Sameness Doesn’t Create Diversity

by | Feb 1, 2020

I was at a meeting. The meeting facilitator, who was heading up a buying committee, said:

“We’re conceptualizing a synergistic, seamless process for cross-functionally creating an end-to-end infrastructure solution using a minimum of human capital and leveraging technology on the back-end”

To which I desperately WANTED to reply, “WTF?” Why don’t they just say they’re looking for an automated solution that all departments can use?

Why do some corporate leaders have to co-opt as many words from the English language as possible in each sentence? Why not just talk normally?

As an entrepreneur selling into huge corporations and interacting with the talented people at their headquarters, I would often feel anxiety about being assimilated into their cultures of homogenous standardization. I know it might sound dramatic, but for me, the sensation was palpable.

While many of these companies had extensive programs supporting gender and ethnic diversity, I always felt like I’d better not let my thinking, language, and appearance appear too, shall we say, unique.

In other words, I’d better stay in line.

As excellent as these corporations were at creating inclusivity programs, they (as well as the government clients I called on) uniformly fostered an absence of the playful, dynamic energy that takes place in my company, which we intentionally created via a collaboration of masculine and feminine energies. Perhaps this explains why at these large organizations, I observed relative states of energetic lethargy (instead of enthusiasm) among the otherwise fantastic folks who worked there.

The fact of the matter was that these large corporations were still my bread and butter, so I developed my own process of self-protection to visit their offices.

First, I’d pick out a conservative suit— one in which the color, cut, and fabric didn’t stand out or distract. Then, after arriving at the meeting, I’d try to remember to say all the right abstract corporate jargon,  and none of the wrong things, like curse words, compliments, colloquialisms, and jokes. I would go on pretending to enjoy using incredibly complex lingo to describe simple concepts.

Meanwhile, I’d connect with the meeting participants on a very mental or intellectual level, as opposed to belly-laughing or feeling into a solution. As soon as it was over, I’d go back to my hotel and take off what felt like my costume.

For the longest time, when I would meet female managers in the defense and consulting industry corporate environments, I often experienced them as slightly standoffish. I finally realized these women were not connecting with me as a typical woman would, and that was precisely the reason why they were given a seat at the table.

This is one of the main drivers in my pursuit of advancing feminine leadership, because if we don’t allow a woman to embody and draw from the energy of her feminine form, how will we ever allow the world to benefit from a female perspective?

Sadly, most corporations (and government agencies) continue to praise inclusivity but reward efforts of conformity and uniformity.

Of course, when men tone down their masculine tendencies and women tone down their overtly feminine qualities, it serves the purpose of not attracting unwanted advances or giving off the perception of them. But unfortunately, this dialing back of energy is also hindering one of our primary sources of creative power.
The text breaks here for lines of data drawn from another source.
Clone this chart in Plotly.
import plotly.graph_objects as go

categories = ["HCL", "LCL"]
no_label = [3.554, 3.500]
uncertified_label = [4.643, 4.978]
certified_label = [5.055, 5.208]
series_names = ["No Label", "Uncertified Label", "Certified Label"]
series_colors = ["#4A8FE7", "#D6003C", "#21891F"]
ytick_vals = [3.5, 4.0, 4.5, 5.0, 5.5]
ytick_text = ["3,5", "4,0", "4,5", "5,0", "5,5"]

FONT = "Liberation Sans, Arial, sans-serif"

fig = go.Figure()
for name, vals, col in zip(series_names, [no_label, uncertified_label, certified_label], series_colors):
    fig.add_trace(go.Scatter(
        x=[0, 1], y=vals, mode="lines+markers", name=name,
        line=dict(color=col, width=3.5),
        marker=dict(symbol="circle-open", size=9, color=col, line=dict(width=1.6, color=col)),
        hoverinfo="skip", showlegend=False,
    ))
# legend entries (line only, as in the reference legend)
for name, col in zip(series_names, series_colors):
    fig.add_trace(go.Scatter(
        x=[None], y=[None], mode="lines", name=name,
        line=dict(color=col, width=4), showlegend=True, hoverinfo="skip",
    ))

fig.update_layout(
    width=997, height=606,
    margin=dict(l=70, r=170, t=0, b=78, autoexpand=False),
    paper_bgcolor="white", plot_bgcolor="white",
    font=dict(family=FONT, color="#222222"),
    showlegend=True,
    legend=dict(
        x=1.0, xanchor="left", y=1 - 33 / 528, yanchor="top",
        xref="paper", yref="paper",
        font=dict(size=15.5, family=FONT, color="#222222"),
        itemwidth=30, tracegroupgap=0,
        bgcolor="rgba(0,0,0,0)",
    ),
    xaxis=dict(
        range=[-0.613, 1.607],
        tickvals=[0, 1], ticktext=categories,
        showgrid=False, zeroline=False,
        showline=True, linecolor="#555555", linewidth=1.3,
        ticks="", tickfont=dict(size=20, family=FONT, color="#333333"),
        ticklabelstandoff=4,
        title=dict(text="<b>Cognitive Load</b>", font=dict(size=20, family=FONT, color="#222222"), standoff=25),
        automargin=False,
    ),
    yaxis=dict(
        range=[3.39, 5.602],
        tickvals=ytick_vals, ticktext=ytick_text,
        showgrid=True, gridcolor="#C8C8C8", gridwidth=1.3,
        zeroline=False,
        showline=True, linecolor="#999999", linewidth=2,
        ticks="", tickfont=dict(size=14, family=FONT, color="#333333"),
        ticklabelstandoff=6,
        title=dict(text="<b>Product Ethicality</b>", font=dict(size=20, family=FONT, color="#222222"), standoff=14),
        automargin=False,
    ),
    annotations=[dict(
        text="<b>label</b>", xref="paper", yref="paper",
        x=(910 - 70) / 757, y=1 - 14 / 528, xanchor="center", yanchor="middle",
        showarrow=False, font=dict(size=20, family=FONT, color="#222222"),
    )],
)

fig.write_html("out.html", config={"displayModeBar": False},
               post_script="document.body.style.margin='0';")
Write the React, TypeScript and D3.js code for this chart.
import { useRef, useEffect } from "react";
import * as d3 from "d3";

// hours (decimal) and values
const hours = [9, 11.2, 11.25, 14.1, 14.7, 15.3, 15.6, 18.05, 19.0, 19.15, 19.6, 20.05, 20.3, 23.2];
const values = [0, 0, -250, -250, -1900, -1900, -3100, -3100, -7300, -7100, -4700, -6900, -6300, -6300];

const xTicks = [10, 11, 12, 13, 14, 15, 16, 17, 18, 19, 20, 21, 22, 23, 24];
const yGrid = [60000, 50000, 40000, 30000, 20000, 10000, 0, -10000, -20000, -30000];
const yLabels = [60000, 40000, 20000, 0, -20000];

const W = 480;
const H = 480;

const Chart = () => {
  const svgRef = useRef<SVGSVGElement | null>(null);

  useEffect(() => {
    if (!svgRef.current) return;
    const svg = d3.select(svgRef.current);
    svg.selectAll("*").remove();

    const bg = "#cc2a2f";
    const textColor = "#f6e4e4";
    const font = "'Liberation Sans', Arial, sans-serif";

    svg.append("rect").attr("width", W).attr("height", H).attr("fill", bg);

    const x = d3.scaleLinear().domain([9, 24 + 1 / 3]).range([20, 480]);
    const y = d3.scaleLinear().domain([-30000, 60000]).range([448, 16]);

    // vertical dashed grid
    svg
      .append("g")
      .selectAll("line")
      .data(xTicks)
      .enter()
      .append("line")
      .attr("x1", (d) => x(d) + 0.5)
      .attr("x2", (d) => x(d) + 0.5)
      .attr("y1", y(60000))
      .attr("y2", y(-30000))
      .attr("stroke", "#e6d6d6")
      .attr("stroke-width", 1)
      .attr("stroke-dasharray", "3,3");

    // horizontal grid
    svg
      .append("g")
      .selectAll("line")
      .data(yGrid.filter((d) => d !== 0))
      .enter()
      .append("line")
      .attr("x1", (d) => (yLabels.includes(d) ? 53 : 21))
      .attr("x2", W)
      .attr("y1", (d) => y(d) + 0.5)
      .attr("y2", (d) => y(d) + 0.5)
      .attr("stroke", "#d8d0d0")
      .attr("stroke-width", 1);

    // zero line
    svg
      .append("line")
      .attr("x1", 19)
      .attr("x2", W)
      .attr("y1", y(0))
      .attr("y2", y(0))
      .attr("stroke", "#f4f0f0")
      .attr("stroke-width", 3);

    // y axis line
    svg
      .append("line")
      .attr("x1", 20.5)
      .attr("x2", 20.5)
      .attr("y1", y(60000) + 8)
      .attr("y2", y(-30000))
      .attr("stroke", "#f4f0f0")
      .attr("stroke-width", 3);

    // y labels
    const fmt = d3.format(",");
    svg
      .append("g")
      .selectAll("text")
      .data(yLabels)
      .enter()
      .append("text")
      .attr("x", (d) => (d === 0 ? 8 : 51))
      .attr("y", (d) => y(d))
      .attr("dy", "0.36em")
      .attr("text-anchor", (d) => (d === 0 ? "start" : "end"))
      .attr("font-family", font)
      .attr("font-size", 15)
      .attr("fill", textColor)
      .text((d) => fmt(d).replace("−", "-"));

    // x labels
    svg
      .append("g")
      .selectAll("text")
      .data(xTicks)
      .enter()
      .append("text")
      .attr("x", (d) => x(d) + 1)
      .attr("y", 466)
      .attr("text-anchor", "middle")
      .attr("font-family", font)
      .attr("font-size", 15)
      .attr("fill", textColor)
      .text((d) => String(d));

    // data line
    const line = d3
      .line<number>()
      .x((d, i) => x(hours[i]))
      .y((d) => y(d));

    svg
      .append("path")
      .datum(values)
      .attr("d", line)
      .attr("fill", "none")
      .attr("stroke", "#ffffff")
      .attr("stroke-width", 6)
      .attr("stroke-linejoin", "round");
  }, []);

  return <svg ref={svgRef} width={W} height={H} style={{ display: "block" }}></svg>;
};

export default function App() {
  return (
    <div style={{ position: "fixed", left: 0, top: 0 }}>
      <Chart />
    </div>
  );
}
I find this entropic tendency causes everyone to meet in the middle, causing achievement, success, and innovation to suffer.

Hopefully, with the success of the #metoo movement to bring awareness of inappropriate behavior and taking these energies too far, I’m sure the corporate world will figure it out. Fortunately for us entrepreneurs, the same energy that large corporations suppress is what empowers us.

In my company, the bulk of my management team is from a certain religion that embodies strict moral compasses due to their beliefs; however, all of us draw upon our natural tendencies for masculine and feminine styles of leadership, which makes the culture more enlivening.

The way I see it, the lack of playful energy and enthusiasm in big corporations is sad.

Life is supposed to be full of enjoyment, self-expression, and fulfillment, not monotony, repression, and the denial of one’s highest potential. After all, isn’t contrast part of what makes life interesting?

For a well-known illustration of what I’m talking about, if you watch the TV show Shark Tank, the hosts (investors who became self-made billionaires) achieved their success by dialing up their masculine or feminine energy— rather than dialing it down. The women on the show seem to play to their uniquely nurturing perspectives, rather than trying to entrain to the men’s. How do I know this? You can tell just by listening to them and watching the interaction of their mannerisms.

I’m not talking about flirting. They’re all alpha males and females who are NOT suppressing their natural magnetic nature in each other’s presence. Instead, they seem to channel it into the business at hand. (If you’ve watched the show and don’t recognize this, you may not have spent enough time in large corporate or government agencies to make the comparison). So, it’s not surprising that there would be a phenomenon like a glass cliff for women because merging these energies is part of what sparks a passion for success.

Most women are team players who operate function well in family systems. In my experience, running a company that allows for the promotion of distinctly feminine behaviors leads to utilizing masculine and feminine energies to create something more significant. It’s a creation equation: 1 + 1 = 3

Allowing ourselves to be influenced (and influencing) those with different energies than ourselves results in a truly diverse workplace and a healthier organization. See if you can spot an opportunity in your company to appreciate someone who’s got diverse energy from you today.